> DATA FOR THE TASK
- - - - -

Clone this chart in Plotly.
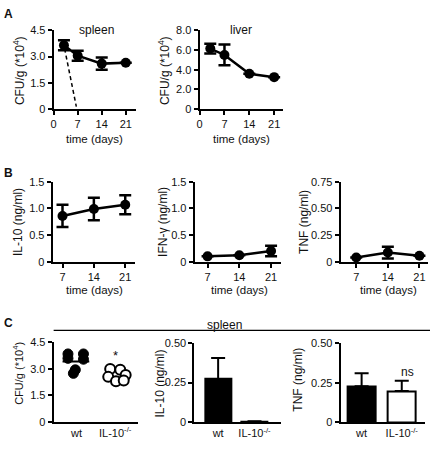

- - - - -

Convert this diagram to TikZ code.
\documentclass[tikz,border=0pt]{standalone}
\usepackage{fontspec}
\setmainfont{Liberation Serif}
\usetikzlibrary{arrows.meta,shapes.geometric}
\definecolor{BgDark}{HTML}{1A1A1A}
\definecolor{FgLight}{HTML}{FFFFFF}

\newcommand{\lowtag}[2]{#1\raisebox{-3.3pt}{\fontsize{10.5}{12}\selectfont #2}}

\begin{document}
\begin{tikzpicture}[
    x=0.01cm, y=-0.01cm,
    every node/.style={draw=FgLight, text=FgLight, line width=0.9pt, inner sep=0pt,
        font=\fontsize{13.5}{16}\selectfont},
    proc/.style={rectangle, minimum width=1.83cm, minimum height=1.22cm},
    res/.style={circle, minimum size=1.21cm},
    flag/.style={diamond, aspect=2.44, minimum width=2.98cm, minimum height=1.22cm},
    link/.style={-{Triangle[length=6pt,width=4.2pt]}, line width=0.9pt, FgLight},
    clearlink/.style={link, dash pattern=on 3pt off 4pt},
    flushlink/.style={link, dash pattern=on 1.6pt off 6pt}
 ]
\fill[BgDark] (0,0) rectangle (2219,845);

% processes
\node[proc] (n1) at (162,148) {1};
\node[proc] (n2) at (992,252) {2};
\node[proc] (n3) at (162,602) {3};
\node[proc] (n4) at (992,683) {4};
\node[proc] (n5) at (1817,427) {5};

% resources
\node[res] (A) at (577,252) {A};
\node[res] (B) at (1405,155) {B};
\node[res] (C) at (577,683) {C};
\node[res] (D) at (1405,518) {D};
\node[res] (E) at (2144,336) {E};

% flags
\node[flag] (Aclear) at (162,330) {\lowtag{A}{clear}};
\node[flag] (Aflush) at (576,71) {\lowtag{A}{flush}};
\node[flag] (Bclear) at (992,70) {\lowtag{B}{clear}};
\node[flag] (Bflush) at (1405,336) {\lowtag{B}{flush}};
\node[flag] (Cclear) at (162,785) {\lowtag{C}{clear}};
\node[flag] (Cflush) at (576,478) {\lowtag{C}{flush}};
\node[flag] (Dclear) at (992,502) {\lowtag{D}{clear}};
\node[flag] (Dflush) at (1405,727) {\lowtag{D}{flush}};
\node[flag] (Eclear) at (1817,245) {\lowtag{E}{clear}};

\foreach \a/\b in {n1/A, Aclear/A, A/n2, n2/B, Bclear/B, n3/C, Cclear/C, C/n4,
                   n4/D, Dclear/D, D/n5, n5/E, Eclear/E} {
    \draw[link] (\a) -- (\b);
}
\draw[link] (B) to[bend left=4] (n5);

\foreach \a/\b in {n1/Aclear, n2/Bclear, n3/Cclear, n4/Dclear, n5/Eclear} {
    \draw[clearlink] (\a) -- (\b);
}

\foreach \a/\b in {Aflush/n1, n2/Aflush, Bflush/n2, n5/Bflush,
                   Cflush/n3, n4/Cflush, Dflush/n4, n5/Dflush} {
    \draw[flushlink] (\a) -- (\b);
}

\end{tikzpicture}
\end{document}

- - - - -

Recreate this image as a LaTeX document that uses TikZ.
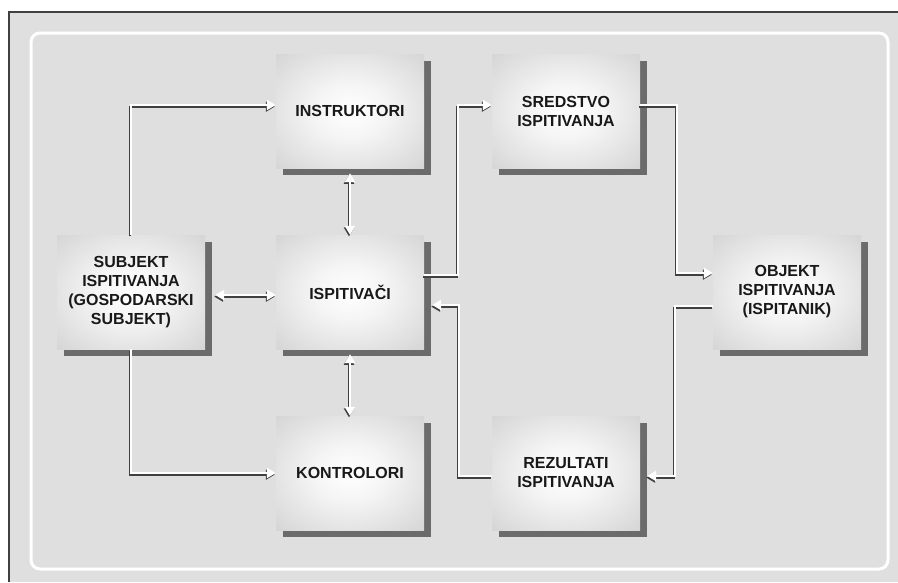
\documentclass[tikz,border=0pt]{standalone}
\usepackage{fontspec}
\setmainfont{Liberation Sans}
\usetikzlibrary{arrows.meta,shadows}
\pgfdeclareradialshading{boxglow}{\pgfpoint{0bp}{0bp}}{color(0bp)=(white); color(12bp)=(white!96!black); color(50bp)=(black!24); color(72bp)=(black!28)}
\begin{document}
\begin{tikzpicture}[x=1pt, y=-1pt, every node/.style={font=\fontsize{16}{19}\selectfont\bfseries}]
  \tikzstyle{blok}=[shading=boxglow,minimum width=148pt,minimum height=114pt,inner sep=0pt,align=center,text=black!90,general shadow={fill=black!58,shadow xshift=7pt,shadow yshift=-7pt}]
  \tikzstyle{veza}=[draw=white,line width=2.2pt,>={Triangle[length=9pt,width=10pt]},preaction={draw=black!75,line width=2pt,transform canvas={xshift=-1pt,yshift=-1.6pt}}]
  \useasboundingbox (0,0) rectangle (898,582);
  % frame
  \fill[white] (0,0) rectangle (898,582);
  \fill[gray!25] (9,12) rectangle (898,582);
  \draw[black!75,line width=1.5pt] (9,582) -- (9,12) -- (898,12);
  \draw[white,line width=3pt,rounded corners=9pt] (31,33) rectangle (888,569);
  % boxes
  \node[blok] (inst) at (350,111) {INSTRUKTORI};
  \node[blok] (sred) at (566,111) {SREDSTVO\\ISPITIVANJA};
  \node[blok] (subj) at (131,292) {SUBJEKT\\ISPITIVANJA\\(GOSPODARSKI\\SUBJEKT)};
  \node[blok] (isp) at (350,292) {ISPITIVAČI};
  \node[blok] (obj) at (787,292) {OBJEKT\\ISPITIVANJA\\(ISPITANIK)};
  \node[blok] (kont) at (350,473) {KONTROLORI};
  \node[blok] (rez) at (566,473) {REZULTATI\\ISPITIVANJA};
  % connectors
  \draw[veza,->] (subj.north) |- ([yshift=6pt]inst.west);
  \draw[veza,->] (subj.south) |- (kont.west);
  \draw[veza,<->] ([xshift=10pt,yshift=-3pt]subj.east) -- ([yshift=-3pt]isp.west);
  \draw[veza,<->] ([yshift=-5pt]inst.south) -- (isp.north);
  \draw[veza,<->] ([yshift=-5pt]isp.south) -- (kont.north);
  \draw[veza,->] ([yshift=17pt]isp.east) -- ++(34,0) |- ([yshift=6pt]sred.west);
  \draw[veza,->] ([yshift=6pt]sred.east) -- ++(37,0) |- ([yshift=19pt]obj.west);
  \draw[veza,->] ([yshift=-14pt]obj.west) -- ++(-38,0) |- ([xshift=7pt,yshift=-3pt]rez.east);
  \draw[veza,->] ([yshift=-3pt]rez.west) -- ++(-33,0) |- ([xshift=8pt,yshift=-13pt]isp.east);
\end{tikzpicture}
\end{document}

- - - - -

> YOUR INSTRUCTIONS
Copy out precisely the lines from the line with "Convert this diagram to TikZ code." to the line with "(E) at (2144,336)" in the material above, including those two lines and omitting all the rest.

> REPLY
Convert this diagram to TikZ code.
\documentclass[tikz,border=0pt]{standalone}
\usepackage{fontspec}
\setmainfont{Liberation Serif}
\usetikzlibrary{arrows.meta,shapes.geometric}
\definecolor{BgDark}{HTML}{1A1A1A}
\definecolor{FgLight}{HTML}{FFFFFF}

\newcommand{\lowtag}[2]{#1\raisebox{-3.3pt}{\fontsize{10.5}{12}\selectfont #2}}

\begin{document}
\begin{tikzpicture}[
    x=0.01cm, y=-0.01cm,
    every node/.style={draw=FgLight, text=FgLight, line width=0.9pt, inner sep=0pt,
        font=\fontsize{13.5}{16}\selectfont},
    proc/.style={rectangle, minimum width=1.83cm, minimum height=1.22cm},
    res/.style={circle, minimum size=1.21cm},
    flag/.style={diamond, aspect=2.44, minimum width=2.98cm, minimum height=1.22cm},
    link/.style={-{Triangle[length=6pt,width=4.2pt]}, line width=0.9pt, FgLight},
    clearlink/.style={link, dash pattern=on 3pt off 4pt},
    flushlink/.style={link, dash pattern=on 1.6pt off 6pt}
 ]
\fill[BgDark] (0,0) rectangle (2219,845);

% processes
\node[proc] (n1) at (162,148) {1};
\node[proc] (n2) at (992,252) {2};
\node[proc] (n3) at (162,602) {3};
\node[proc] (n4) at (992,683) {4};
\node[proc] (n5) at (1817,427) {5};

% resources
\node[res] (A) at (577,252) {A};
\node[res] (B) at (1405,155) {B};
\node[res] (C) at (577,683) {C};
\node[res] (D) at (1405,518) {D};
\node[res] (E) at (2144,336) {E};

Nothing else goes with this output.